新ビッグ3の一つである欧米メーカーが世界最大市場である中国において、ある大きな戦略的転換を決断した。(IPC Asia pacific)
自動車産業のすべての企業では、ISO9001に加えTS16949の認定が必須とされている。
このプロセスにおける、はんだ付システムの評価は、AIAG(全米自動車産業協会)が提唱するCQI-17に基づくこととされている。
そして、そのCQI-17の文書によると、はんだ付評価の詳細は、IPC標準(*1)を参照することと指示されている。
*1: 参照文献としてのIPC標準は、J-STD-001、IPC-A-610、IPC-7711/21の3つ
過去数年に渡り、中国市場で1、2位を争う欧米メーカーでは、ある悩みを抱えていた。それは、サプライヤーだけでなく、自社も含めてCQI-17の準拠とIPC標準の正しい理解・運用をどう確認するか、ということだ。中国市場は、土地としてだけでなく、サプライヤーの数としても広大なため、それらを確認するための十分な能力とリソースが圧倒的に不足していた。
そのため、CQI-17への準拠と品質の安定化のために一つの決断を行った。それは、グローバルスタンダードを基礎とした受入・納入双方における品質に対する理解の統一化と監査プロセスの選択と集中である。

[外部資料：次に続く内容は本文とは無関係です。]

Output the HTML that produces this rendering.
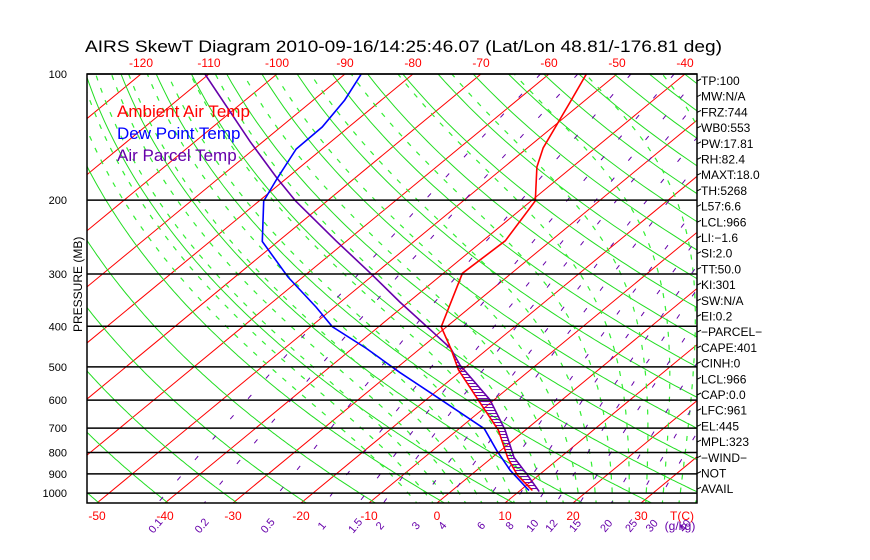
<!DOCTYPE html>
<html><head><meta charset="utf-8">
<style>
body{margin:0;background:#fff;}
svg{display:block;font-family:"Liberation Sans",sans-serif;}
</style></head>
<body>
<svg id="chart" width="870" height="560" viewBox="0 0 870 560" xmlns="http://www.w3.org/2000/svg">
<defs><clipPath id="plotclip"><rect x="87" y="74" width="610" height="429"/></clipPath></defs>
<text x="85" y="52" font-size="17" fill="#000" textLength="637" lengthAdjust="spacingAndGlyphs">AIRS SkewT Diagram 2010-09-16/14:25:46.07 (Lat/Lon 48.81/-176.81 deg)</text>
<g id="bg" clip-path="url(#plotclip)"></g>
<g id="series" clip-path="url(#plotclip)"></g>
<g id="axes"></g>
<text x="117" y="117" font-size="17" fill="#ff0000">Ambient Air Temp</text>
<text x="117" y="139" font-size="17" fill="#0000ff">Dew Point Temp</text>
<text x="117" y="161" font-size="17" fill="#6600aa">Air Parcel Temp</text>
<text x="0" y="0" font-size="12" fill="#000" transform="translate(82,332) rotate(-90)">PRESSURE (MB)</text>
</svg>
<script>
// ---- data ----
const tempP = [100,116.6,150,166.7,200.8,250,299,401,452,508,602,707,825,907,986];
const tempT = [-54.5,-51.9,-47.7,-45.2,-39.4,-36.7,-37.2,-30.8,-25.5,-20.6,-12.1,-4.0,2.4,6.9,11.8];
const dewP = [100,115.4,133.8,151,177,201,251,305,360,401,452,515,599,702,791,882,986];
const dewT = [-87.6,-85.4,-83.9,-83.8,-81.4,-79.3,-72.3,-62.2,-52.7,-46.8,-37.9,-28.8,-17.8,-6.3,-0.6,4.9,11.3];
const parP = [100,145,177,201,250,300,350,410,452,495,599,707,822,907,992];
const parT = [-110.6,-91.9,-81.5,-74.6,-61.6,-50.5,-41.3,-31.5,-25.5,-21.2,-10.6,-3.0,3.2,8.4,13.0];
const pressureLevels = [100,200,300,400,500,600,700,800,900,1000];
const topTicks = [-120,-110,-100,-90,-80,-70,-60,-50,-40];
const bottomTicks = [-50,-40,-30,-20,-10,0,10,20,30];
const mixLabels = ["0.1","0.2","0.5","1","1.5","2","3","4","6","8","10","12","15","20","25","30","40"];
const mixValues = [0.1,0.2,0.5,1,1.5,2,3,4,6,8,10,12,15,20,25,30,40];
const infoLines = ["TP:100","MW:N/A","FRZ:744","WB0:553","PW:17.81","RH:82.4","MAXT:18.0","TH:5268","L57:6.6","LCL:966","LI:\u22121.6","SI:2.0","TT:50.0","KI:301","SW:N/A","EI:0.2","\u2212PARCEL\u2212","CAPE:401","CINH:0","LCL:966","CAP:0.0","LFC:961","EL:445","MPL:323","\u2212WIND\u2212","NOT","AVAIL"];

const NS="http://www.w3.org/2000/svg";
const Y0=74,K=182,BOT=503,X0=437,SX=6.8,SK=520/429;
function yP(p){return Y0+K*Math.log(p/100);}
function xT(T,p){const y=yP(p);return X0+SX*T+(BOT-y)*SK;}
function el(tag,attrs,parent){const e=document.createElementNS(NS,tag);for(const k in attrs)e.setAttribute(k,attrs[k]);parent.appendChild(e);return e;}
const bg=document.getElementById('bg'),series=document.getElementById('series'),axes=document.getElementById('axes');
const pGrid=[];for(let p=100;p<=1070;p+=5)pGrid.push(p);
function ptsFn(f){return pGrid.map(p=>xT(f(p),p).toFixed(1)+','+yP(p).toFixed(1)).join(' ');}

// isotherms
for(let T=-170;T<=50;T+=10){
  const l=el('line',{x1:xT(T,1070),y1:yP(1070),x2:xT(T,100),y2:yP(100),stroke:'#ff0000','stroke-width':1},bg);
  
  
}
// dry adiabats
for(let th=200;th<=520;th+=10){
  const l=el('polyline',{points:ptsFn(p=>th*Math.pow(p/1000,0.2857)-273.15),fill:'none',stroke:'#22dd22','stroke-width':1},bg);
  
  
}
// moist adiabats
function es(T){return 6.112*Math.exp(17.67*T/(T+243.5));}
function step(pp,Tk,dp){const e=es(Tk-273.15),rs=0.622*e/(pp-e);const G=(287*Tk+2.5e6*rs)/(1004+2.5e6*2.5e6*rs*0.622/(287*Tk*Tk));return Tk+G*dp/pp;}
for(let T0=-6;T0<=44;T0+=2.5){
  const Tk=T0+273.15;
  let tk=Tk;for(let pp=1000;pp<1070;pp+=2){tk=step(pp,tk,2);}
  const all=[[1070,tk]];
  tk=Tk;for(let pp=1000;pp>=100;pp-=5){all.push([pp,tk]);tk=step(pp,tk,-5);}
  const l=el('polyline',{points:all.map(a=>xT(a[1]-273.15,a[0]).toFixed(1)+','+yP(a[0]).toFixed(1)).join(' '),fill:'none',stroke:'#33ee33','stroke-width':1.2,'stroke-dasharray':'5 8'},bg);
  
  
}
// mixing ratio lines
function tdW(w,p){const e=w*p/(622+w);const a=Math.log(e/6.112);return 243.5*a/(17.67-a);}
mixValues.forEach((w,i)=>{
  const l=el('polyline',{points:ptsFn(p=>tdW(w,p)),fill:'none',stroke:'#6600aa','stroke-width':1,'stroke-dasharray':'5 22'},bg);
  
  
  const x=xT(tdW(w,1000),1000)-8;
  const t=el('text',{x:0,y:0,'font-size':11,fill:'#6600aa',transform:`translate(${x.toFixed(1)},528) rotate(-50)`,'text-anchor':'middle'},axes);
  t.textContent=mixLabels[i];
  
  
});
// pressure lines
pressureLevels.forEach(p=>{
  const y=yP(p);
  const l=el('line',{x1:87,y1:y,x2:697,y2:y,stroke:'#000','stroke-width':1.5},axes);
  
  
  const t=el('text',{x:67,y:y+4,'font-size':11,fill:'#000','text-anchor':'end'},axes);
  t.textContent=p;
  
  
});
const box=el('rect',{x:87,y:74,width:610,height:429,fill:'none',stroke:'#000','stroke-width':1.5},axes);


topTicks.forEach(T=>{
  const t=el('text',{x:xT(T,100),y:67,'font-size':12,fill:'#ff0000','text-anchor':'middle'},axes);
  t.textContent=T;
  
  
});
bottomTicks.forEach(T=>{
  const t=el('text',{x:X0+SX*T,y:520,'font-size':12,fill:'#ff0000','text-anchor':'middle'},axes);
  t.textContent=T;
  
  
});
let tc=el('text',{x:682,y:520,'font-size':12,fill:'#ff0000','text-anchor':'middle'},axes);tc.textContent='T(C)';


let wu=el('text',{x:680,y:530,'font-size':12,fill:'#6600aa','text-anchor':'middle'},axes);wu.textContent='(g/kg)';


// info text
infoLines.forEach((s,i)=>{
  const y=85+i*15.7;
  const l=el('line',{x1:697,y1:y-4,x2:701,y2:y-6,stroke:'#000'},axes);
  
  
  const t=el('text',{x:701,y:y,'font-size':12,fill:'#000'},axes);
  t.textContent=s;
  
  
});
// hatch CAPE area
function interp(P,T,p){for(let i=0;i<P.length-1;i++){if(p>=P[i]&&p<=P[i+1]){const f=Math.log(p/P[i])/Math.log(P[i+1]/P[i]);return T[i]+f*(T[i+1]-T[i]);}}return null;}
for(let y=yP(452)+2;y<yP(990);y+=3){
  const p=100*Math.exp((y-Y0)/K);
  const a=interp(tempP,tempT,p),b=interp(parP,parT,p);
  if(a==null||b==null||b<=a)continue;
  const h=el('line',{x1:xT(a,p),y1:y,x2:xT(b,p),y2:y,stroke:'#6600aa','stroke-width':1},series);
  
  
}
function drawSeries(P,T,color,name){
  const l=el('polyline',{points:P.map((p,i)=>xT(T[i],p).toFixed(1)+','+yP(p).toFixed(1)).join(' '),fill:'none',stroke:color,'stroke-width':1.6},series);
  
  
}
drawSeries(parP,parT,'#6600aa','parcel-temp-line');
drawSeries(dewP,dewT,'#0000ff','dewpoint-line');
drawSeries(tempP,tempT,'#ff0000','air-temp-line');
</script>
</body></html>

このメーカーが決断した新しい監査プロセスは以下の通りとなる。
1) サプライヤーの品質監査を行うため、自社においてIPCの認証トレーナーを招き、IPC標準のトレーニングを行う
2) 定期的に開催される、サプライヤーを対象に行われる「チェーンミーティング」で、IPCによる定期講演を実施
3) CQI-17で参照されているIPC標準の認証資格の取得を要請
4) サプライヤーのステータスレビューにおいて、IPCトレーニングまたは、IPCによる監査を受け、合格していなかった場合、このサプライヤーへは、改善要求を促し、それでも合格しない場合、受入を停止する。
5) IPCによるトレーニングと監査の終了後、CQI-17(AIAG)に基づいた監査を自社で実施
6) 最終ステップで、IPC及びCQI-17でカバーしていない自社規格による監査項目にて評価を行う
このメーカーでの、大きな転換とは、グローバルスタンダードの適用により、管理すべき自社規格の明確化とスリム化である。
全てを自社で賄うのではなく、最初のステップは、IPCのトレーニングと監査を必須とし、第2ステップでCQI-17、そして最終ステップとして自社規格による監査評価と段階付けている。
そして、サプライチェーンにおいて、基本事項として受入・納入双方でIPC標準を適用し、認識の統一化を図る。多岐にわたるサプライヤーへは、IPCの活用によって、工程改善を促し、サプライヤーの管理コストを削減させる。その結果、サプライチェーン全体における品質リスクを軽減させ、全体コストを削減させていく考えだ。
この戦略的決断の最終目的とは、メーカーとサプライヤーの双方に、コスト減と品質の安定化という利益をもたらし、激化する世界の競合企業とIPCのグローバルスタンダードを活用して競争するということにあると言う。